Parmi les multiples versions de l'oeuvre de Stevenson, celle-ci à le mérite de surprendre agréablement son spectateur...
Réalisé en 1931, le film de Mamoulian déborde d'innovations en tous genres qui rend la vision de l'oeuvre particulièrement fascinante... Entre des passages entre deux scènes qui se rapprochent curieusement du split-screen, un début tout en caméra subjective, quelques gros plans monstrueux et autres joyeusetés du meilleur aloi, le spectateur est littéralement emporté dans les aventures de cet homme qui défie Dieu avec une virulence peu commune.
Dans le rôle, Fredric March est absolument parfait, il va jusqu'à être bouleversant lorsqu'il avoue sur la fin son état terrifiant de damné encore vivant. Le Mr Hyde du film est une part avant tout animale et particulièrement portée sur l'aspect libidineux des choses. Ce monstre néandertalien s'offre quelques très bonnes scènes, mais j'ai finalement regretté que cet aspect soit le seul retenu dans le film... Je veux bien que l'Angleterre victorienne créé des frustrés, je veux bien que les jolies jambes de Miriam Hopkins émoustillent n'importe qui, surtout dans une période pré-Code Hays, mais pour mettre Fredric March dans cet état, il me faudrait autre chose que Rose Hobart... Je veux bien qu'on transforme toute l'histoire sur le point de vue sexuel, que l'on bestialise Hyde au plus profond, mais tout de même pour que les symboles les plus évidents de la société castratrice poussent Jeckyll au désespoir en lui refusant le coït tant désiré (et avec ça qu'il pouvait pas se pignoler, ce couillon là...), il faut tout de même que le fruit de son désir soit un peu plus crédible que cela...
Cela étant, le film demeure tout à fait intriguant, March y gagnera le premier de ses oscars et Miriam y compose un rôle véritablement terrifiant.

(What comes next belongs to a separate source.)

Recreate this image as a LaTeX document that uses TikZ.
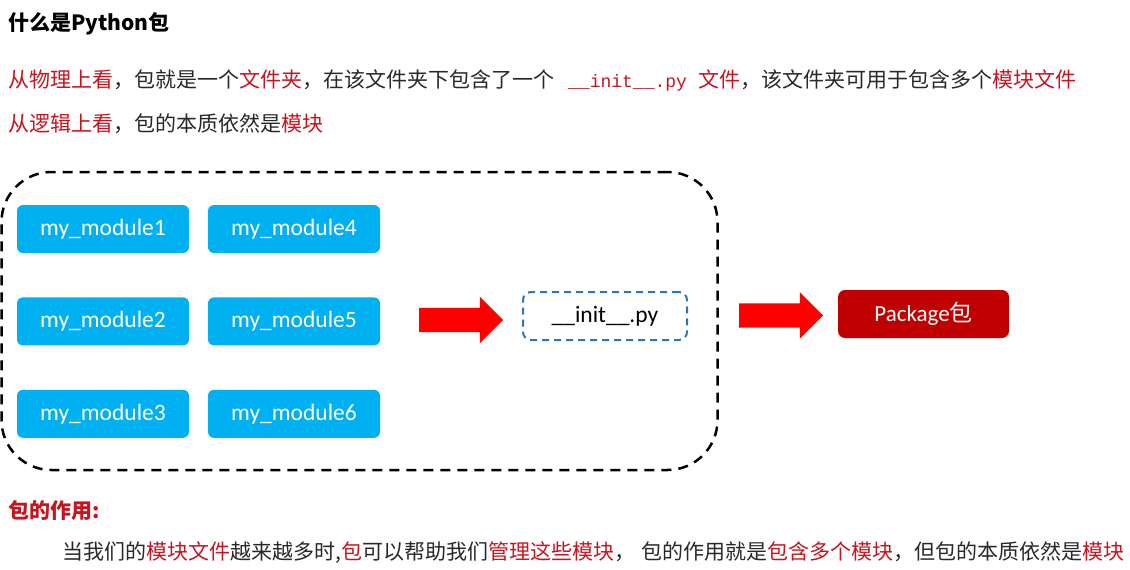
\documentclass[tikz,border=0pt]{standalone}
\usepackage{fontspec}
\setmainfont{Noto Sans CJK SC}
\setmonofont{Liberation Mono}
\newfontfamily\calibri{Carlito}
\usetikzlibrary{positioning, shapes.arrows}
\definecolor{modblue}{HTML}{00B0F0}
\definecolor{pkgred}{HTML}{C00000}
\definecolor{hlred}{RGB}{200,20,30}
\definecolor{initblue}{HTML}{2E75B6}
\definecolor{bodytext}{RGB}{40,40,40}
\newcommand{\hl}[1]{\textcolor{hlred}{#1}}

\begin{document}
\begin{tikzpicture}[
        x=1pt, y=-1pt,
        every node/.style={inner sep=0pt},
        bodyline/.style={anchor=west, text=bodytext, font=\fontsize{21}{25}\selectfont},
        headline/.style={anchor=west, font=\fontsize{21}{25}\selectfont\bfseries},
        modbox/.style={fill=modblue, rounded corners=6pt, minimum width=172pt, minimum height=48pt, text=white, font=\calibri\fontsize{23.5}{27}\selectfont},
        redarrow/.style={single arrow, fill=red, inner xsep=0pt, inner ysep=12pt, minimum height=84pt, single arrow head extend=11pt},
        initbox/.style={draw=initblue, line width=2pt, dash pattern=on 7pt off 5pt, rounded corners=8pt, minimum width=164pt, minimum height=48pt, font=\calibri\fontsize{23.5}{27}\selectfont},
        pkgbox/.style={fill=pkgred, rounded corners=7pt, minimum width=171pt, minimum height=48pt, text=white, font=\fontsize{23}{27}\selectfont}
    ]
    \useasboundingbox (0,0) rectangle (1130,570);

    % --- Header text ---
    \node[headline, text=black] (title) at (8,24) {什么是Python包};
    \node[bodyline] (physline) at (8,80) {\hl{从物理上看}，包就是一个\hl{文件夹}，在该文件夹下包含了一个\hspace{14pt}\hl{\texttt{\fontsize{18}{22}\selectfont\_\_init\_\_.py}}\hspace{11pt}\hl{文件}，该文件夹可用于包含多个\hl{模块文件}};
    \node[bodyline] (logicline) at (8,124) {\hl{从逻辑上看}，包的本质依然是\hl{模块}};

    % --- Package folder ---
    \node[draw, line width=2.5pt, dash pattern=on 10pt off 7pt, rounded corners=50pt, minimum width=716pt, minimum height=298pt] (folder) at (359.5,321) {};

    % modules
    \node[modbox] (mod1) at (103,229) {my\_module1};
    \node[modbox, below=44pt of mod1] (mod2) {my\_module2};
    \node[modbox, below=44pt of mod2] (mod3) {my\_module3};
    \node[modbox] (mod4) at (294,229) {my\_module4};
    \node[modbox, below=44pt of mod4] (mod5) {my\_module5};
    \node[modbox, below=44pt of mod5] (mod6) {my\_module6};

    \node[redarrow] (arrowin) at (455,320) {};
    \node[initbox] (init) at (605,316) {\_\_init\_\_.py};

    % --- Result ---
    \node[redarrow] (arrowout) at (775,315.5) {};
    \node[pkgbox] (pkg) at (923.5,314) {{\calibri Package}包};

    % --- Bottom text ---
    \node[headline, text=hlred] (roletitle) at (8,511) {包的作用:};
    \node[bodyline] (roleline) at (62,553) {当我们的\hl{模块文件}越来越多时,\hl{包}可以帮助我们\hl{管理这些模块}，\hspace{6pt}包的作用就是\hl{包含多个模块}，但包的本质依然是\hl{模块}};
\end{tikzpicture}
\end{document}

On remarquera aussi tout particulièrement le soin apporté ici aux décors qui composent un Londres de beaucoup de charme. Entre le petit pont menant à la porte principale, la bibliothèque, le laboratoire, le jardin de la fiancée, les appartements de la pauvre Hopkins, tout cela rajoute au film un cachet ravissant qui n'est pas pour rien dans la réussite finale de l'oeuvre.